**Given problem**:
All lines from the beginning of the listing through the line with "var firstDay = new Date(2012, 3, 16);" are to be copied word for word; the pictures are not.

:: Provided material ::

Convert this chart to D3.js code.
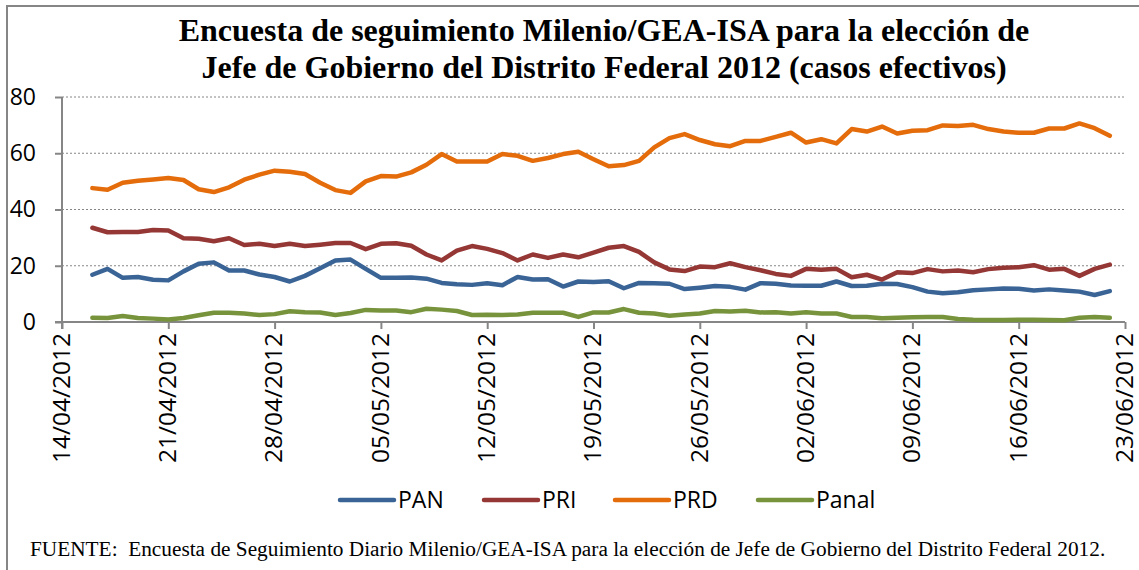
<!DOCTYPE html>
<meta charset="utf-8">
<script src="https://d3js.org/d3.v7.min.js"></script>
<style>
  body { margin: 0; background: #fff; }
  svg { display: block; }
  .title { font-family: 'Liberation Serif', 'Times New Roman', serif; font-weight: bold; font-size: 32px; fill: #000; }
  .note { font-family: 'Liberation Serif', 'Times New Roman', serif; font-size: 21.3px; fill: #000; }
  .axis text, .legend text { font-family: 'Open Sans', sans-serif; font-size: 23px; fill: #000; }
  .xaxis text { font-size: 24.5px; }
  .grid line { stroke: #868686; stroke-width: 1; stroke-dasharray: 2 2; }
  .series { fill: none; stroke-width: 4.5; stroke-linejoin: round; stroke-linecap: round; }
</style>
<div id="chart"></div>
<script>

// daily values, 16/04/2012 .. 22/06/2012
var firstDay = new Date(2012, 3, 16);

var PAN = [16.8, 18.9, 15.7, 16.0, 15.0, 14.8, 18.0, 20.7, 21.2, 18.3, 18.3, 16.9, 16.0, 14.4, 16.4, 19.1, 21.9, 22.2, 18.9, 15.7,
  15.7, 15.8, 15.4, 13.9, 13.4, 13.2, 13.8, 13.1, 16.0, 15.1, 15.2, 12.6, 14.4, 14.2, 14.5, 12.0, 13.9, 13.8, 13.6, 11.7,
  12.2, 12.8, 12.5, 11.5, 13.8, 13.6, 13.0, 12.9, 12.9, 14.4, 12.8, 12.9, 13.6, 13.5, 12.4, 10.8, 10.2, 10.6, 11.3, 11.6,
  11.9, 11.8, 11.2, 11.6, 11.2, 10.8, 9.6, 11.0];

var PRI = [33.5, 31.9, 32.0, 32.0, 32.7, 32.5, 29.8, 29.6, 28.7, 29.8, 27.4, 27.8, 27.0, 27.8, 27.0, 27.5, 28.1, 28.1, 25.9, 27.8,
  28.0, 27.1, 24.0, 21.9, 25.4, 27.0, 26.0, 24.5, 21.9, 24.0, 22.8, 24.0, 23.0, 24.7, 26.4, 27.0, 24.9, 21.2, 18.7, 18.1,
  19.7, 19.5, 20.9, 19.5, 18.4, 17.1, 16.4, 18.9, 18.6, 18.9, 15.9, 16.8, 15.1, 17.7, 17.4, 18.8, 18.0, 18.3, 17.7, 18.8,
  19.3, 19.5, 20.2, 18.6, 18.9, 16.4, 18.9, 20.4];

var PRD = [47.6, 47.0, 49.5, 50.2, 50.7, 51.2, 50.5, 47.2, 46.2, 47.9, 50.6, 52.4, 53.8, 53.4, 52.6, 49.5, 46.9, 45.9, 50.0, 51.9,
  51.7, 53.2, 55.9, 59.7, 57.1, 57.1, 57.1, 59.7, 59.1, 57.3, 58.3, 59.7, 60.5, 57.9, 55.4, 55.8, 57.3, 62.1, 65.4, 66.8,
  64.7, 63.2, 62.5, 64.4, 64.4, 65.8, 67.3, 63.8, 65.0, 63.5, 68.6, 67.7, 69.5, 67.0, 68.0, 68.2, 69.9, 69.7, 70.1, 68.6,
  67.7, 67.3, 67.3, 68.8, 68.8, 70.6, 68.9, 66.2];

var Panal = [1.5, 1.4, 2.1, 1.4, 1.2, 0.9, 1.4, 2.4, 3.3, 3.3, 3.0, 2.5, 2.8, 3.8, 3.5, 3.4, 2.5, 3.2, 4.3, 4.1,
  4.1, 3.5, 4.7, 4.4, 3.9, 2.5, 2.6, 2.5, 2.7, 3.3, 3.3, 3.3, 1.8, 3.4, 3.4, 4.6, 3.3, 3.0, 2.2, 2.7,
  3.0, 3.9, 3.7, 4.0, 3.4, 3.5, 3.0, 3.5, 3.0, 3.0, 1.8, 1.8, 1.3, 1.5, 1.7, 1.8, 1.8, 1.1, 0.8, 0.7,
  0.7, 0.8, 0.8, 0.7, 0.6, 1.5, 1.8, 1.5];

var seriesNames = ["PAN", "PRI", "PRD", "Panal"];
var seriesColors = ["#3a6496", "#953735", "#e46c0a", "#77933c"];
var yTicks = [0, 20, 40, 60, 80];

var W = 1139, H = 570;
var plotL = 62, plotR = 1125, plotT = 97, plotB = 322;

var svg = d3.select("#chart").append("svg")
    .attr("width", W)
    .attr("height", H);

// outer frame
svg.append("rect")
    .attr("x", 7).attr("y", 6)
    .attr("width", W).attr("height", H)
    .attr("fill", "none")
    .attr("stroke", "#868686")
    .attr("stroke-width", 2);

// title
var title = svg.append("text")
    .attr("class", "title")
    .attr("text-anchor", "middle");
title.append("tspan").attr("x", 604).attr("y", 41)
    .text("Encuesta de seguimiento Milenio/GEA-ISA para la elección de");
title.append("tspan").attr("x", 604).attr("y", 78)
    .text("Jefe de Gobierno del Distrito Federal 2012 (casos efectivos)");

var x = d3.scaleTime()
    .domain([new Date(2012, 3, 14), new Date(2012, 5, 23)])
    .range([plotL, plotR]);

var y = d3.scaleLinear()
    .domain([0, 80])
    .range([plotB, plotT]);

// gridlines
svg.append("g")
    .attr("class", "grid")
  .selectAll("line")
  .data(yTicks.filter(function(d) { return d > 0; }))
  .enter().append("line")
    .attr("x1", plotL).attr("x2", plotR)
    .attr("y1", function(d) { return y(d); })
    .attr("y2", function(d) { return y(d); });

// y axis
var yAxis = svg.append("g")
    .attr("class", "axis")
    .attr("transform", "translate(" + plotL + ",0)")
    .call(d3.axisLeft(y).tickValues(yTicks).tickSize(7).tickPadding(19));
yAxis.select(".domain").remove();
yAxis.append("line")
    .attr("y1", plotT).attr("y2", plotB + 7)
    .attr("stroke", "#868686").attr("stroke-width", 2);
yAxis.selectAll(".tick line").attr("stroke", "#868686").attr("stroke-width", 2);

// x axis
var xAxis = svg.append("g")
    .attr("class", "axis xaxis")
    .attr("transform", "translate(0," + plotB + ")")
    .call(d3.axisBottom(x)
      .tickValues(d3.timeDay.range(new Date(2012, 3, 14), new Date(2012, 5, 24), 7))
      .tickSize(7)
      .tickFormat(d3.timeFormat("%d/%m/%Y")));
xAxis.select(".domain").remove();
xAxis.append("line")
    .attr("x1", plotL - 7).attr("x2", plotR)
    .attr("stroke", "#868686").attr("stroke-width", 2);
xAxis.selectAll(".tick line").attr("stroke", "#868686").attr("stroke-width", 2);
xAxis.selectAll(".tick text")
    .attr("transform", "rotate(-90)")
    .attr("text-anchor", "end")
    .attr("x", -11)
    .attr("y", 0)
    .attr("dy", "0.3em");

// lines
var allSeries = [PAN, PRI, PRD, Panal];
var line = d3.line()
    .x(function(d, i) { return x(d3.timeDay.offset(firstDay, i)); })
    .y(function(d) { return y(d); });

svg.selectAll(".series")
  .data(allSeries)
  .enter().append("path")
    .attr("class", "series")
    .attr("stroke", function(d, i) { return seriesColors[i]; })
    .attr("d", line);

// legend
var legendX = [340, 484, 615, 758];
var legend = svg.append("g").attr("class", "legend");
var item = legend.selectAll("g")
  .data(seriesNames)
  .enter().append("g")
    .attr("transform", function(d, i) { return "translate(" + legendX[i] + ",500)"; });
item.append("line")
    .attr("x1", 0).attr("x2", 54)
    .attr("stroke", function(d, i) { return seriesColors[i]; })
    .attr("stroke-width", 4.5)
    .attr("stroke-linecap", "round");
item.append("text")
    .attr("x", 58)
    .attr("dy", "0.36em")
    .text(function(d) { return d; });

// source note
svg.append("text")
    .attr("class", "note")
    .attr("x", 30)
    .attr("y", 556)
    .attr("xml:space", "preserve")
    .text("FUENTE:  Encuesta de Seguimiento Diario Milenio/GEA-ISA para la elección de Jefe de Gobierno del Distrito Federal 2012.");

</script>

:::

**Solution to the problem**:
Convert this chart to D3.js code.
<!DOCTYPE html>
<meta charset="utf-8">
<script src="https://d3js.org/d3.v7.min.js"></script>
<style>
  body { margin: 0; background: #fff; }
  svg { display: block; }
  .title { font-family: 'Liberation Serif', 'Times New Roman', serif; font-weight: bold; font-size: 32px; fill: #000; }
  .note { font-family: 'Liberation Serif', 'Times New Roman', serif; font-size: 21.3px; fill: #000; }
  .axis text, .legend text { font-family: 'Open Sans', sans-serif; font-size: 23px; fill: #000; }
  .xaxis text { font-size: 24.5px; }
  .grid line { stroke: #868686; stroke-width: 1; stroke-dasharray: 2 2; }
  .series { fill: none; stroke-width: 4.5; stroke-linejoin: round; stroke-linecap: round; }
</style>
<div id="chart"></div>
<script>

// daily values, 16/04/2012 .. 22/06/2012
var firstDay = new Date(2012, 3, 16);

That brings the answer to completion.